Kids seem to enjoy the holiday more than adults do, which is sad. Fairy princesses look cute if you’re, say, five years old. It’s a little weird to think of an adult doing the same thing, and so you need to put some thought into your costumes. When it’s Christmas, you don’t even need costumes. There is the requisite need to perform for all your relatives, as well as the need to attend Simbang Gabi at least once.

In comparison, where can you even go trick or treating in this city? Aside from those who live in the gated communities, of course. Heck, I want to go trick-or-treating, but I can’t pass for a ten year old anymore. It’s been three years that I’ve been dressing like a Mexican immigrant because I don’t have any other costumes lying around the house. I can probably stencil in a fake mustache for added effect, but it’s just the same old thing.

It’s so strange how our Pinoy obsession with Christmas, no matter how lovable, makes it harder to enjoy other holidays.
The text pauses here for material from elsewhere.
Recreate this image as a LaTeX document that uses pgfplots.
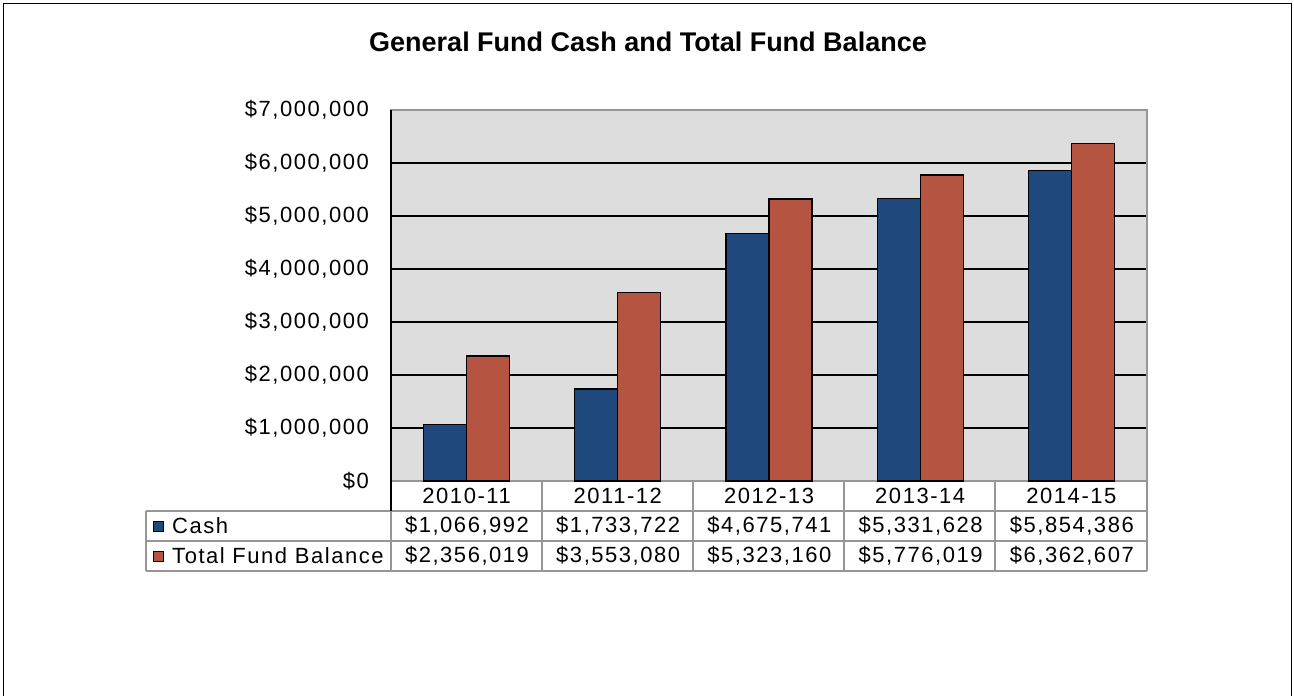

Poor Halloween. Just for once I would want to enjoy dressing up in costumes and getting candy and going to horror houses, without hearing a Christmas carol or mentions of “pre-holiday” sales. As a sitcom fan, it’s hard not to be envious of Modern Family’s Clare Dunphy and all the crazy ideas she has for celebrating Halloween.

In fact, New Year’s Eve seems to pale in comparison to Christmas as well, like a sad second cousin. We prepare for Christmas for months on end, but then just end up chilling out at home and eating “round” shaped fruits and making lots of noise on New Year’s.
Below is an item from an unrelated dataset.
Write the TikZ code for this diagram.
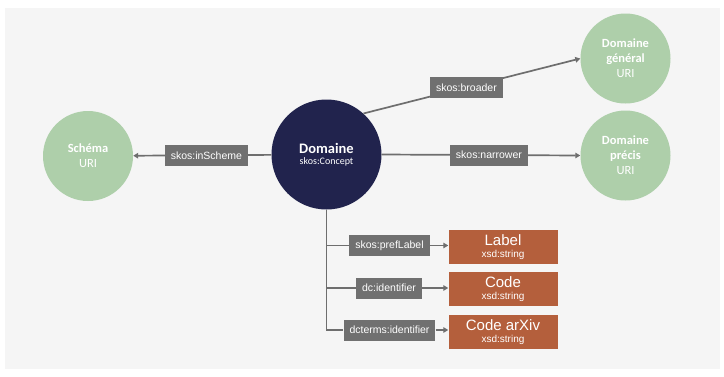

The lack of firecrackers in Davao made it a lot safer, but one can’t help but to compare it to the CNN coverage of New York City and see all the people wait for the ball to drop. It’s so sad, and it’s not as if Pinoys don’t know how to plan a good party. We’re just hung up over Christmas that we still end up celebrating the holiday up until Valentine’s Day.

There are so many holidays spread throughout the year and we should celebrate these accordingly. For example, what is Araw ng Kagitingan? Few people know of it as the day of remembrance for the fall of Bataan in World War 2. It’s usually just taken as a non-working holiday and not much else.

I’ve been guilty of this, especially since I went to the Ateneo. I used to memorize all the holidays and saints’ feast days because it meant not having class, but as you get older, it becomes more than just an excuse to not go to school. For a society that puts so much pressure on not being forgotten and leaving behind a legacy, keeping holidays is one way that we can remember.

That probably explains why Christmas season takes over half of the year. It’s a time for family and for remembering blessings, and to be completely honest, Halloween candy doesn’t even compare to usual Noche Buena staples like ham and lechon.

But that doesn’t mean that dressing up in costumes and scaring people is something we should forget. Just having fun for the heck of it is something we Pinoys tend to do a lot. Any reason to celebrate, right?